More good news from the labour market in October as unemployment continues to fall and earnings outstripped inflation for a second month in a row. Crucially, improvements in the labour market persist despite a backdrop of deteriorating global economic conditions.
In the three months to October, unemployment fell to 6.0% from 6.2% in the previous three months and from 7.4% a year earlier, but the really good news came from earnings data. Between October 2013 and October 2014, total average earnings increased by 1.8% while the CPI rate only rose by 1.3%. A combination of falling unemployment and disinflation in the economy should sustain increases in real income going forward.

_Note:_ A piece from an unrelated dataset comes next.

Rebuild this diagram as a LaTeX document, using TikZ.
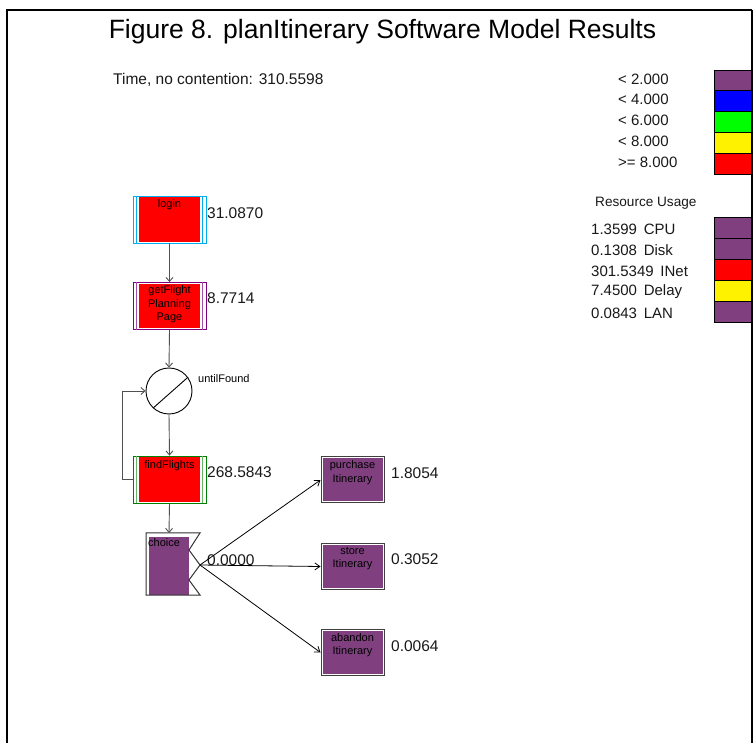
\documentclass[tikz,border=0pt]{standalone}
\usepackage{fontspec}
\setmainfont{Liberation Sans}
\usetikzlibrary{arrows.meta}
\definecolor{mpurple}{RGB}{128,64,128}
\definecolor{bpurple}{RGB}{128,0,128}
\definecolor{bgreen}{RGB}{0,128,0}
\definecolor{agray}{RGB}{80,80,80}
\newcommand{\redinside}[2]{%
  \fill[red] ([shift={(6,1.5)}]#1.north west) rectangle ([shift={(-6.5,-1.5)}]#1.south east);
  \draw[#2,line width=0.7pt] ([xshift=4pt]#1.north west) -- ([xshift=4pt]#1.south west)
    ([xshift=-4.5pt]#1.north east) -- ([xshift=-4.5pt]#1.south east);}
\newcommand{\purpinside}[1]{%
  \fill[mpurple] ([shift={(2,2)}]#1.north west) rectangle ([shift={(-2,-2)}]#1.south east);}
\begin{document}
\begin{tikzpicture}[x=1pt,y=-1pt,
  rbox/.style={rectangle, draw=#1, fill=white, line width=0.9pt, minimum width=73pt, minimum height=47pt, inner sep=0pt},
  pbox/.style={rectangle, draw=black!75, fill=white, line width=1pt, minimum width=63pt, minimum height=46pt, inner sep=0pt},
  lab/.style={font=\fontsize{11}{13.5}\selectfont, align=center, inner sep=0pt, text=black},
  val/.style={font=\fontsize{15.5}{18}\selectfont, anchor=west, inner sep=0pt, text=black!90},
  ltext/.style={font=\fontsize{15}{18}\selectfont, anchor=west, inner sep=0pt, text=black!90},
  lbox/.style={rectangle, draw=black, line width=0.8pt, minimum width=38pt, inner sep=0pt},
  conn/.style={draw=agray, line width=0.9pt, -{Straight Barb[length=4pt,width=7pt]}},
  fan/.style={draw=black, line width=0.8pt, -{Straight Barb[length=5pt,width=7pt]}}
]
\useasboundingbox (0,0) rectangle (756,743);
\fill[white] (0,0) rectangle (756,743);

% frame
\draw[line width=1.3pt] (7,743) -- (7,10) -- (752,10);

% title
\node[font=\fontsize{26.5}{30}\selectfont, inner sep=0pt] (title) at (382.5,32) {Figure 8. planItinerary Software Model Results};
\node[font=\fontsize{15.5}{18}\selectfont, anchor=west, inner sep=0pt, text=black!90] (time) at (113,80) {Time, no contention: 310.5598};

% legend
\node[lbox, minimum height=20pt, fill=mpurple] (lg1) at (733,80.5) {};
\node[lbox, minimum height=21pt, fill=blue]    (lg2) at (733,101) {};
\node[lbox, minimum height=21pt, fill=green]   (lg3) at (733,122) {};
\node[lbox, minimum height=21pt, fill=yellow]  (lg4) at (733,143) {};
\node[lbox, minimum height=21pt, fill=red]     (lg5) at (733,164) {};
\node[ltext] (lt1) at (618,79) {< 2.000};
\node[ltext] (lt2) at (618,99.5) {< 4.000};
\node[ltext] (lt3) at (618,120.5) {< 6.000};
\node[ltext] (lt4) at (618,141) {< 8.000};
\node[ltext] (lt5) at (618,162) {>= 8.000};

\node[font=\fontsize{13.6}{16}\selectfont, anchor=west, inner sep=0pt, text=black!90] (ru) at (595,203) {Resource Usage};
\node[lbox, minimum height=21pt, fill=mpurple] (r1) at (733,227.5) {};
\node[lbox, minimum height=21pt, fill=mpurple] (r2) at (733,248.5) {};
\node[lbox, minimum height=21pt, fill=red]     (r3) at (733,270) {};
\node[lbox, minimum height=21pt, fill=yellow]  (r4) at (733,291) {};
\node[lbox, minimum height=21pt, fill=mpurple] (r5) at (733,312) {};
\node[ltext] (rt1) at (591,229) {1.3599\hspace{0.45em}CPU};
\node[ltext] (rt2) at (591,250) {0.1308\hspace{0.45em}Disk};
\node[ltext] (rt3) at (591,271) {301.5349\hspace{0.45em}INet};
\node[ltext] (rt4) at (591,292) {7.4500\hspace{0.45em}Delay};
\node[ltext] (rt5) at (591,313) {0.0843\hspace{0.45em}LAN};
\draw[line width=2pt] (752,10) -- (752,743);

% main nodes
\node[rbox=cyan] (login) at (169.5,219.5) {};
\redinside{login}{cyan}
\node[lab, below=4pt] at (login.north) {login};
\node[val] at (207,213) {31.0870};

\node[rbox=bpurple] (gfp) at (169.5,306) {};
\redinside{gfp}{bpurple!70}
\node[lab, below=3.5pt] at (gfp.north) {getFlight\\Planning\\Page};
\node[val] at (207,298) {8.7714};

\node[circle, draw, line width=0.9pt, minimum size=46pt, inner sep=0pt] (loopc) at (169,391) {};
\draw[line width=0.9pt] (loopc.227) -- (loopc.36);
\node[lab, anchor=west] at (198,379) {untilFound};

\node[rbox=bgreen] (ff) at (169.5,479.5) {};
\redinside{ff}{bgreen!60}
\node[lab, below=4.5pt] at (ff.north) {findFlights};
\node[val] at (207,472) {268.5843};

% choice shape
\coordinate (choicetip) at (200,565);
\coordinate (choicetop) at (169,533);
\fill[mpurple] (148.5,537) rectangle (189,595);
\draw[line width=1pt, draw=black!80] (146,533) -- (200,533) -- (189,550) -- (choicetip) -- (189,580) -- (200,595) -- (146,595) -- cycle;
\node[lab, anchor=north west] at (148,538) {choice};
\node[val] at (207,560) {0.0000};

\node[pbox] (pur) at (352.5,480) {};
\purpinside{pur}
\node[lab, below=4pt] at (pur.north) {purchase\\Itinerary};
\node[val] at (391,473) {1.8054};

\node[pbox] (sto) at (352.5,566.5) {};
\purpinside{sto}
\node[lab, below=4pt] at (sto.north) {store\\Itinerary};
\node[val] at (391,559) {0.3052};

\node[pbox] (aba) at (352.5,652.5) {};
\purpinside{aba}
\node[lab, below=4pt] at (aba.north) {abandon\\Itinerary};
\node[val] at (391,646) {0.0064};

% connectors
\draw[conn] (login.south) -- (gfp.north);
\draw[conn] (gfp.south) -- (loopc.north);
\draw[conn] (loopc.south) -- (ff.north);
\draw[conn] (ff.west) -- ++(-10,0) |- (loopc.west);
\draw[conn] (ff.south) -- (choicetop);
\draw[fan] (choicetip) -- (pur.west);
\draw[fan] (choicetip) -- (sto.west);
\draw[fan] (choicetip) -- (aba.west);
\end{tikzpicture}
\end{document}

Furthermore, key indicators of spare capacity in the labour market show a further absorption of slack over the past year. The proportion of part-time workers who could not find a full-time job has fallen by 10.1% over the year while actual weekly hours worked have increased by 2.3% in the same period.
Is it all good news?
The data shows some slowing in the pace of the reduction in unemployment. On a quarterly basis, the decline in unemployment for August to October was the slowest this year. Nevertheless, this is to be expected given the rapid narrowing of slack in the preceding quarters and signs of slowing growth for the second half of the year.
A bigger cause for concern is the persistence of youth unemployment. The youth unemployment rate remained unchanged from the previous quarter and at 16.6%, is still some way off its pre-downturn trough of 13.8%.
What about manufacturing?
Employment in the manufacturing sector continued to march on - increasing for the 7th consecutive quarter in September. Workforce jobs increased by 0.5% on quarter and 1.6% from September last year. This tallies well with our latest Business Trends survey that shows strong recruitment throughout 2014 as manufacturers take on more staff to capitalise on strengthening domestic economic conditions.
Earnings growth in the sector is also holding up with total pay exceeding the inflation rate for every month in 2014 apart from April and August. On the downside, looking at single month compared to the same month a year ago data, whole economy total pay growth surpassed pay in manufacturing for the first time this year in October.
Still, this is due to very strong growth in manufacturing pay for the first half of the year, which implies less need for catch up in the final months of 2014. In fact, for the less volatile three month average, July 2012 was the last time that earnings growth was higher for the whole economy than for the manufacturing sector.